Opinión

Reencuentros

LAS IRREPETIBLES fotografías se repiten una y otra vez. En cada uno de los recónditos lugares donde se producen. Allí donde los caminos vuelven a cruzarse. En esa intersección entre pasado y presente. La gran mayoría llevan aparejado un abrazo interminable, un intenso beso que ha sido guardado durante meses en el cajón de los deseos incumplidos o un indiscreto sollozo que se expande sin control hasta el infinito. Los rencuentros son ese esperado momento del contacto físico. De sinceras palabras al oído. De sentimientos encontrados. Escena humanas habituales (autóctonas) de estaciones y aeropuertos. Estos días a nuestro paso por Guatemala y El Salvador pudimos presenciar cómo se vive un instante de esa naturaleza: familias enteras aguardando la llegada de quien emigró y todavía no regreso.

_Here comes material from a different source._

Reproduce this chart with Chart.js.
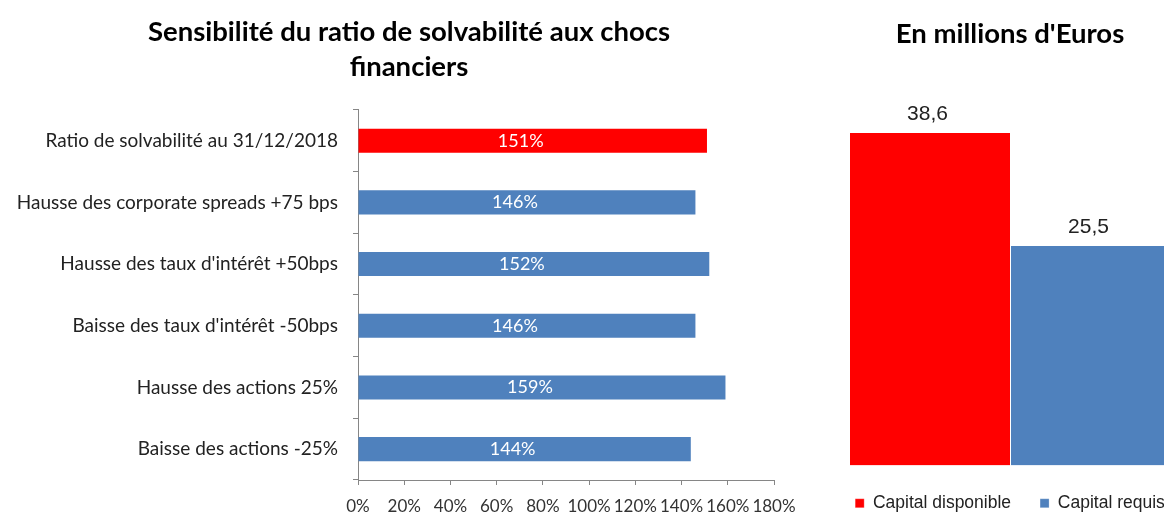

De aquel ser querido que buscó en tierras lejanas la oportunidad que le fue negada, ante la extensión de una elevada pobreza y una creciente desigualdad, en su propio país. Vanesa, Norberto, Manuel o Verónica son solo algunos de los nombres con los que el sonoro eco del reencuentro nos ha familiarizado en las últimas horas. Inmigrantes que aparcan su condición, al otro lado de la frontera, para disfrutar durante unas semanas del calor de los suyos. Aquellos que, a base de ahorro y sacrificio de años, han logrado robar un pellizco al tiempo para volver al lugar donde se entierran sus raíces. Y todo fluye hasta que el boleto de avión, convertido en ese tesoro de papel a la ida, marca un obligado y solitario regreso que se aferra a la esperanza de que, más pronto que tarde, de nuevo, llegue un emotivo reencuentro.